Split by timings is not accurate



Hi all,

I’m having some issues with splitting by timing. I’ve seen other people get errors that the timing data is not available, but that is not the case for me. I’m splitting tests by timing, however the timing data must be off, because I have some containers that finish in 25 minutes while others take longer than 2 hours. Is there anyway to look at timing data to see if there is an issue with the data that has been saved?

Here is a copy of my splitting…
mvn -f rest/pom.xml -P common,stand-alone -Dtest=$(for file in $(circleci tests glob "rest/src/com/OURPACKAGE/**/*Tests*.java" "rest/src/com/OURPACKAGE/restTests/**Tests*.java" "rest/src/ADIFFERENTPACKAGE/**/*Tests*.java" | circleci tests split --split-by=timings); do basename $file | sed -e "s/.java/,/"; done | tr -d '\r\n') -e test


We just released timing-based test splitting in Workflows recently. The system will look through the most recent 50 builds for your timing data from a job with the same name as the current job.

The most common issues I see with the results being off are a) re-running failing tests b) one file of tests takes far longer than any other file.

I recommend storing the tests in a variable to echo what you’re passing before running mvn.


I’m not using workflows. So I suppose my only job is the “Build” job. I am rerunning failed tests, but it isn’t substantially changing the test times. It seems like the splitting is completely random. When I ran at 16x parallelization, some containers finished in 20 minutes while some took 2.5 hours. The ones that took 2.5 hours had just as many test classes being run as the ones that took 20 minutes, the smaller, faster classes just happened to be lumped together.


Are you using store_test_results? You should also store_artifacts the timing output to take a look at what is going on. Are your tests taking different times to run?


I am using store_test_results. How would I store the test timing using store_artifacts? Are you referring to the same reports that I’m storing with store_test_results or some internal Circle-specific file?


Oh, that’s great. Will you update the various places in the documentation that still state timing based splitting isn’t available for workflow-based builds?


Use both so you can analyze the output files for issues. Artifacts are available for download from the UI, but the test results are not accessible otherwise.


Yeah, https://github.com/circleci/circleci-docs/pull/1929


I’ve done that and the files look normal (to me), but if there’s an issue with Circle parsing the file, I’m not sure how I would spot that.

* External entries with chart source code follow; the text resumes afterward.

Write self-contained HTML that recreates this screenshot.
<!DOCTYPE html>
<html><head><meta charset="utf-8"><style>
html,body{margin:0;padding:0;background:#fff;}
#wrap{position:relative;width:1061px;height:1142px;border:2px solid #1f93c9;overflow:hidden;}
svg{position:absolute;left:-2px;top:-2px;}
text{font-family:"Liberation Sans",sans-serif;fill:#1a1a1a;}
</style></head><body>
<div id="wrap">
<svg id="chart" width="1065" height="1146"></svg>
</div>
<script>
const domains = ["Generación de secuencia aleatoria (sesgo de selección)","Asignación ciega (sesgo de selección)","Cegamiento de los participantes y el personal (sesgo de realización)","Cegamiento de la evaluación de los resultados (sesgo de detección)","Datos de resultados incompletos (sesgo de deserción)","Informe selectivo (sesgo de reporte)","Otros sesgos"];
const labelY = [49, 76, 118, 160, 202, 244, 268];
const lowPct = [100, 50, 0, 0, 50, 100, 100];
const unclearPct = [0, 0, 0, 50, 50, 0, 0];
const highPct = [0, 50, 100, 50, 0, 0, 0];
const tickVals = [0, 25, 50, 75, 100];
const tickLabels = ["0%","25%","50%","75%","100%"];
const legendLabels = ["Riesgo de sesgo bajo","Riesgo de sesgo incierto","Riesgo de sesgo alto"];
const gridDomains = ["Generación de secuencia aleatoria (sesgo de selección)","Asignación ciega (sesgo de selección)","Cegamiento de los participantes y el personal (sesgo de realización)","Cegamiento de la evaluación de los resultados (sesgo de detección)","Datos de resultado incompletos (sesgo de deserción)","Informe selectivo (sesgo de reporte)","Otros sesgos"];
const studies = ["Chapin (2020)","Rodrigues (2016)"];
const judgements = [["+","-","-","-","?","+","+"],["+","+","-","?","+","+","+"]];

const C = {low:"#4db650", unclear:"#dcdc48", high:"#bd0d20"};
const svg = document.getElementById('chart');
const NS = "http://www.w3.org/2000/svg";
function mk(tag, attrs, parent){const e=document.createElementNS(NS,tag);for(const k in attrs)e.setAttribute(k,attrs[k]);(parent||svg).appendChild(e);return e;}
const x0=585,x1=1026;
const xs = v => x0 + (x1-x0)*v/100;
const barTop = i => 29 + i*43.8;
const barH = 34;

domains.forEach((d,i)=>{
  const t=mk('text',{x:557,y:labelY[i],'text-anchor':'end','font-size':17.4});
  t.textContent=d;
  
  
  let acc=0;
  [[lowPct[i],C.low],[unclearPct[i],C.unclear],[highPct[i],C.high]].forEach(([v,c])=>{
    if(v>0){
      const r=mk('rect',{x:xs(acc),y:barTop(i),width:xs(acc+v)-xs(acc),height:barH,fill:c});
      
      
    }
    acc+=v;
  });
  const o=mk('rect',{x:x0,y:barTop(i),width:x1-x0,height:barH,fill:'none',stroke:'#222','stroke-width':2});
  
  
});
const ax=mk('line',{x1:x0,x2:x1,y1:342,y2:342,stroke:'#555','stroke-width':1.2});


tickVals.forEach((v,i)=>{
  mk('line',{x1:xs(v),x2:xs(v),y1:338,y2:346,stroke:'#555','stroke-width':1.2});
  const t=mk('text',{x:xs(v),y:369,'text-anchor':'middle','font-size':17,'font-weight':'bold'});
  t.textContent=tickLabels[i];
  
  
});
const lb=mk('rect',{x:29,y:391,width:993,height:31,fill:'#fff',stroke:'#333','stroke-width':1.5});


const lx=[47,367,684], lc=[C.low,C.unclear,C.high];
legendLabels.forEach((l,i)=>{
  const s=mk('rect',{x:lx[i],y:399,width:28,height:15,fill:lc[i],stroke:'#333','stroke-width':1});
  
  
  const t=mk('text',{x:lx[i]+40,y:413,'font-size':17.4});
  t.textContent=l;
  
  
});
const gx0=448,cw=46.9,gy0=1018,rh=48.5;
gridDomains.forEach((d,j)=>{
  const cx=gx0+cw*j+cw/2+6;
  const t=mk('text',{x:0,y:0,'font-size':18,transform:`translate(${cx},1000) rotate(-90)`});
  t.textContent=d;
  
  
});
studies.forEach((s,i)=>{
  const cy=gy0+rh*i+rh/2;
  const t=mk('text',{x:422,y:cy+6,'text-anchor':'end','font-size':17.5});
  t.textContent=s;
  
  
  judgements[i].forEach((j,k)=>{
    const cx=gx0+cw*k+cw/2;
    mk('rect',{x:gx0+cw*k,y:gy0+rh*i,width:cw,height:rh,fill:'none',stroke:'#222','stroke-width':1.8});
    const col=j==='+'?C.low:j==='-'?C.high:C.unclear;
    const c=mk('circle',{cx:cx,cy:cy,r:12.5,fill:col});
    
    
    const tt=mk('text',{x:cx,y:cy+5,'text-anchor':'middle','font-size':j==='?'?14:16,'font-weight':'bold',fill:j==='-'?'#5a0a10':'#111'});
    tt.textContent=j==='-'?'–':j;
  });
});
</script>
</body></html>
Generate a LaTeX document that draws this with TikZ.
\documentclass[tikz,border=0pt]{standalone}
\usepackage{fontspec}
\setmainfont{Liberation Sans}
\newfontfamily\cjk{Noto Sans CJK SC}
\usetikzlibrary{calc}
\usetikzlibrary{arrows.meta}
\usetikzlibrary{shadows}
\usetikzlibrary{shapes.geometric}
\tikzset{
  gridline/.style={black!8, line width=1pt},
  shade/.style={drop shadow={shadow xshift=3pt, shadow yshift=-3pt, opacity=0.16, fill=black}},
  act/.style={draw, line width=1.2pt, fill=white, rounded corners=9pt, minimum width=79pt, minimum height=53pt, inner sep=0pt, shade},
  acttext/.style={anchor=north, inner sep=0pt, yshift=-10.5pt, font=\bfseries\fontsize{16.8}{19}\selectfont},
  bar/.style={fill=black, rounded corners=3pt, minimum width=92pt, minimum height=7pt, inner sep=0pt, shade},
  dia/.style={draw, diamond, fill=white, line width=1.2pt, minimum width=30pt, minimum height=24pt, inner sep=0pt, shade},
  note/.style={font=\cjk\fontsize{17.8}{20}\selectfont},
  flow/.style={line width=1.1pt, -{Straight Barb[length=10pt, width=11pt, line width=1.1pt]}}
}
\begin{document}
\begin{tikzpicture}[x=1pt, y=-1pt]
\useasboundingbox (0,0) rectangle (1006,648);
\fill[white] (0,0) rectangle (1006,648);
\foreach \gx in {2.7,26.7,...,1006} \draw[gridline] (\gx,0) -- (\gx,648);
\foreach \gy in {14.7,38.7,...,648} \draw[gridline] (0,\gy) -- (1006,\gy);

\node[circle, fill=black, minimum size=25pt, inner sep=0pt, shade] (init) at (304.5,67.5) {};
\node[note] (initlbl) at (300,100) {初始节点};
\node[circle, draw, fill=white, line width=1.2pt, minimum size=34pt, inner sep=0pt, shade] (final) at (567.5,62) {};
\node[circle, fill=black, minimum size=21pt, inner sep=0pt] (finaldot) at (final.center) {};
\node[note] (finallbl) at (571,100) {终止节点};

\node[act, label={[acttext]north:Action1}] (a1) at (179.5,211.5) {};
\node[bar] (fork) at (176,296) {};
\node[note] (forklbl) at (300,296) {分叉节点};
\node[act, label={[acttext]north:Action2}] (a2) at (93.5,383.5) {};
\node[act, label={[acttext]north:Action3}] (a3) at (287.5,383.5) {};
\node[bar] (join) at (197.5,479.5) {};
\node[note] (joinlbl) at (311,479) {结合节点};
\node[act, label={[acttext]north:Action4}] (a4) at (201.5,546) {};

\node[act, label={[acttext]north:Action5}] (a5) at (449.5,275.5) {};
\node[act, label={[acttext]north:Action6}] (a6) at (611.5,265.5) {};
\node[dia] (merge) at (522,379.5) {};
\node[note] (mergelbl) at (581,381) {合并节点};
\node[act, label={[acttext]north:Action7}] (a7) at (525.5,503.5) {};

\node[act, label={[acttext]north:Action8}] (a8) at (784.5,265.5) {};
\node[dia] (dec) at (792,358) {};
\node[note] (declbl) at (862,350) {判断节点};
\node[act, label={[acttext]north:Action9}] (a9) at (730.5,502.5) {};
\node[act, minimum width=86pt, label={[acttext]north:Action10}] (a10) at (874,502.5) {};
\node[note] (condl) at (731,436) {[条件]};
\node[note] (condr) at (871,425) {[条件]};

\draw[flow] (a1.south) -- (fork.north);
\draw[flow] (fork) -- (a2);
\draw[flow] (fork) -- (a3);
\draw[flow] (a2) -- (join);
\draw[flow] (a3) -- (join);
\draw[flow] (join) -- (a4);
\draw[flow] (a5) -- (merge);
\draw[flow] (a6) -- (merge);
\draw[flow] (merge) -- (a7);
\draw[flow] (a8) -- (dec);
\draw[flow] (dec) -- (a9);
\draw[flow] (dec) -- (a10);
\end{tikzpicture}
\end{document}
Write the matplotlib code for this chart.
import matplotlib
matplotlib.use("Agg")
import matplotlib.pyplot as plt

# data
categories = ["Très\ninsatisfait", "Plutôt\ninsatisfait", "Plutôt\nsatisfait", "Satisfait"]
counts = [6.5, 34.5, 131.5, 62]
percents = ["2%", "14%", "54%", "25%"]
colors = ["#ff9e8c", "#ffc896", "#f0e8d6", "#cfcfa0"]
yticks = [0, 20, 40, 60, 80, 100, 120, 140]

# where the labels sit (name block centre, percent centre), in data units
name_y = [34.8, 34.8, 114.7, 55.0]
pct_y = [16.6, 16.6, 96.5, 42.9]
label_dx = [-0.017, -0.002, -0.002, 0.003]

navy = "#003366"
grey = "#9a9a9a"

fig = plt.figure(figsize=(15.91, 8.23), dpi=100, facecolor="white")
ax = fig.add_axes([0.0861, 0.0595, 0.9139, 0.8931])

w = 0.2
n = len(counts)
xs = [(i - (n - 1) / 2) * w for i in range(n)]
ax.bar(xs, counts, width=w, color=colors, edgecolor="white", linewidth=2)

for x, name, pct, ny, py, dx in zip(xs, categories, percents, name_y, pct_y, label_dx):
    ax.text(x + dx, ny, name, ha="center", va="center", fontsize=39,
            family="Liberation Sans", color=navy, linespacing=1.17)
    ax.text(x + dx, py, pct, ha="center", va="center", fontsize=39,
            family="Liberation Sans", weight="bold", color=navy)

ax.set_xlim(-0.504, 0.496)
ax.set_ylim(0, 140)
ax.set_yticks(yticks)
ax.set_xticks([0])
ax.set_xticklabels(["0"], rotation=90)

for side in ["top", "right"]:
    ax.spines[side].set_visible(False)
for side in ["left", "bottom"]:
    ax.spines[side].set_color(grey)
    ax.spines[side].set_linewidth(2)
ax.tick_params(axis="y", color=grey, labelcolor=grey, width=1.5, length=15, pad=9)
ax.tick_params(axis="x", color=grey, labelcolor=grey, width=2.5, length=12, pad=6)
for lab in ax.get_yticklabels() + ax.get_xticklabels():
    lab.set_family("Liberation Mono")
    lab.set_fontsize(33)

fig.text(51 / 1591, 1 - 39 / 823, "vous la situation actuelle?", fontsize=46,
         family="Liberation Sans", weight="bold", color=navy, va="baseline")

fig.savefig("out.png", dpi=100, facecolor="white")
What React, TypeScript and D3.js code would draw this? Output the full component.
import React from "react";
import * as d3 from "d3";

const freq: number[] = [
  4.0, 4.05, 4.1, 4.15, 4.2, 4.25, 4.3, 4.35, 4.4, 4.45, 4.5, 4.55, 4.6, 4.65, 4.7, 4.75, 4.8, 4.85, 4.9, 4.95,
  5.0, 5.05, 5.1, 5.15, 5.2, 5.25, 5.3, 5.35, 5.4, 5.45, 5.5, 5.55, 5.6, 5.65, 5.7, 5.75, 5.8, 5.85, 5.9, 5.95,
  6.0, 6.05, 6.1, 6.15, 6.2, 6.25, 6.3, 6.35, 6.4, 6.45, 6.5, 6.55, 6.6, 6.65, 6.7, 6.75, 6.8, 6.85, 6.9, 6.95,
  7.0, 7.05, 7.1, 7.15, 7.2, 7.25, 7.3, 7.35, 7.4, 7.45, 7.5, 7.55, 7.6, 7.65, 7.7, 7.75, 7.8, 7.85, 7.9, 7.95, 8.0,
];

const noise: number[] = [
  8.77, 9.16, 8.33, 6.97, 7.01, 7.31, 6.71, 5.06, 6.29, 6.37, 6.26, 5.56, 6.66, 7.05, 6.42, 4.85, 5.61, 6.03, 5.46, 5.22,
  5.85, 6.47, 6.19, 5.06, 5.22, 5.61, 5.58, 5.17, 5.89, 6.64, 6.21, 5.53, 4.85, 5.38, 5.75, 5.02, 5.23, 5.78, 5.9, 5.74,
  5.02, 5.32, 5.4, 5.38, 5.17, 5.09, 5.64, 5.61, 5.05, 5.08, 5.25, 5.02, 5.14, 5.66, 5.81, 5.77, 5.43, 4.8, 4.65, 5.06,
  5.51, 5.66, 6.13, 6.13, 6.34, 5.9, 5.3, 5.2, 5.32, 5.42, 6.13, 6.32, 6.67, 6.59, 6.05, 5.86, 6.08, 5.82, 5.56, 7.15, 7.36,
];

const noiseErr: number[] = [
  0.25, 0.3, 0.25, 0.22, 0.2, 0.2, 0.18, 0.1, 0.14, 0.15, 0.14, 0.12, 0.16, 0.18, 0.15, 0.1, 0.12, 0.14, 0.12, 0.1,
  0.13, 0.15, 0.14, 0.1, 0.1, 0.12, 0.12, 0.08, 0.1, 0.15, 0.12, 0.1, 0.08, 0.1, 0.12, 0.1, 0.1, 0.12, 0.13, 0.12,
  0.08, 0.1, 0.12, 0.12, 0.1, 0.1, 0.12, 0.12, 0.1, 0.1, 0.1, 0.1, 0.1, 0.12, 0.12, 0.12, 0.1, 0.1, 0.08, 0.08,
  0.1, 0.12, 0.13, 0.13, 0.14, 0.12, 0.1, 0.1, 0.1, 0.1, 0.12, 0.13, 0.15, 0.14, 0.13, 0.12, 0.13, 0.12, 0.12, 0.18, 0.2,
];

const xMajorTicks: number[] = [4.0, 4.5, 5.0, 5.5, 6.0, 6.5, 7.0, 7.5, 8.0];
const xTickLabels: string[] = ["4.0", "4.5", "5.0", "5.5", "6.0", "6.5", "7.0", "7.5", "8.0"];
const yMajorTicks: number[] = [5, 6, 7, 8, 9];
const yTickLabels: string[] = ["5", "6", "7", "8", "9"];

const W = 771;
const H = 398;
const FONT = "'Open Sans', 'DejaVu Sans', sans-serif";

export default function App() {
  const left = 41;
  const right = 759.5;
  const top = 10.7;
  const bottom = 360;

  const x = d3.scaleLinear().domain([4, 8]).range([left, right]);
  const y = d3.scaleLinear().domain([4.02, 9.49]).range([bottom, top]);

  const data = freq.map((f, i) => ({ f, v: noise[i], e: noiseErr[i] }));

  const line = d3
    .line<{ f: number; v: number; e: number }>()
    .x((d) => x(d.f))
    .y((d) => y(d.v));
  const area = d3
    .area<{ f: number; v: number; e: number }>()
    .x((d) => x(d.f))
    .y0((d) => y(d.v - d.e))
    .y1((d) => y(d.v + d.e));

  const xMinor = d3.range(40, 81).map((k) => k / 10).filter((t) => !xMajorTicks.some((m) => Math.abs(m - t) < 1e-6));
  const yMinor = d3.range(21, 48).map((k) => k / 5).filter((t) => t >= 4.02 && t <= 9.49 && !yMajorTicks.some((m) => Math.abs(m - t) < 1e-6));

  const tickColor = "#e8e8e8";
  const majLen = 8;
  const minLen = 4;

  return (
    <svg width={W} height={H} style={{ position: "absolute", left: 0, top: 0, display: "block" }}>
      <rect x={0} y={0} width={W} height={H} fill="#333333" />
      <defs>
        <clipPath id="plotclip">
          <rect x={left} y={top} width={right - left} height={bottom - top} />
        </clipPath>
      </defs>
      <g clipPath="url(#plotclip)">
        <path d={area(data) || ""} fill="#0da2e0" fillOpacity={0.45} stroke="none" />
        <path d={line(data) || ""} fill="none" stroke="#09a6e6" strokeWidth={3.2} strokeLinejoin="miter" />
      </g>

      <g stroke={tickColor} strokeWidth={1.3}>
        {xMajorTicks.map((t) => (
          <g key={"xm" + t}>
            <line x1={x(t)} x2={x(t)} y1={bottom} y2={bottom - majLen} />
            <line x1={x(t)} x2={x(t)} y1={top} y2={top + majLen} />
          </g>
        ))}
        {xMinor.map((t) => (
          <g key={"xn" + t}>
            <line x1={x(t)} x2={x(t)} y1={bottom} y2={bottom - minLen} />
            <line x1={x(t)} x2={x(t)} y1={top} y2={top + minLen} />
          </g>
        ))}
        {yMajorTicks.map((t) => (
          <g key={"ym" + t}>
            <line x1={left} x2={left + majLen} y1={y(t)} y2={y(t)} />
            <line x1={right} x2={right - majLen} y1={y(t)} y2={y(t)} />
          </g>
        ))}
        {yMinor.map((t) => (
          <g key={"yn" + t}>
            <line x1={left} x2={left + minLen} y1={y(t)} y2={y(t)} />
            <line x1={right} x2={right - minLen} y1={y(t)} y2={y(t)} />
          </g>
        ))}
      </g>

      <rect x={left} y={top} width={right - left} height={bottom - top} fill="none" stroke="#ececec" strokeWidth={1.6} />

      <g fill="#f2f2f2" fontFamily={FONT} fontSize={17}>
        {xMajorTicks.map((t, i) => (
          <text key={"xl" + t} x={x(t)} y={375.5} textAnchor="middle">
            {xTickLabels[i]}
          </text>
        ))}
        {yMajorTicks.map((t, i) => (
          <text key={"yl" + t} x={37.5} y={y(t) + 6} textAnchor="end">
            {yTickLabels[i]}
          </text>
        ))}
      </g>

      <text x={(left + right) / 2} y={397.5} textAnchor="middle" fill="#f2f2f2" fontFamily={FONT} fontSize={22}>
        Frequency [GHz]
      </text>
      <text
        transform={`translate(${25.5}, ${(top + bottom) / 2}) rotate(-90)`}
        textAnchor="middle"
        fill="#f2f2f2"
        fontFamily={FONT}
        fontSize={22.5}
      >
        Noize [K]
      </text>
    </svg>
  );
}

I always have to debug this issue manually, too. I understand the pain :frowning: Looking at the build-insights and comparing the longest container to an average one might lead you to the answer.

The most common thing I see is having a specific file that takes much longer than any other file to execute all the tests within it. One container might be running 1024 tests while another runs 18, and the former completes faster. (That’s a literal example of what I’ve seen)


That makes sense for splitting by filesize, but when splitting by timing, shouldn’t cases like that be handled? For the record, that is very much the issue I have. We have Selenium tests that take ~10-100x longer than a non-UI test of a similar size.


We’ve been having similar problems trying to understand how circle attributes execution time to various files.

Not sure if you’ve discovered this since, but if you’re uploading your junit reports, you can see how circle has mapped them by making an api call like:

curl https://circleci.com/api/v1.1/project/<VCS>/<USER>/<REPO>/<BUILD_NUM>/tests?circle-token=<API_TOKEN>

Which will return a json file like:

            "classname": "bar test",
            "file": "/bar/file.js",
            "name": "some test blah blah",
            "result": "success",
            "run_time": 0.814
            "classname": "foo test",
            "file": "/foo/file.js",
            "name": "doesn't send a followup text",
            "result": "success",
            "run_time": 0.009

Which gives you some insight as to how circle decides to schedule your tests.


This topic was automatically closed 41 days after the last reply. New replies are no longer allowed.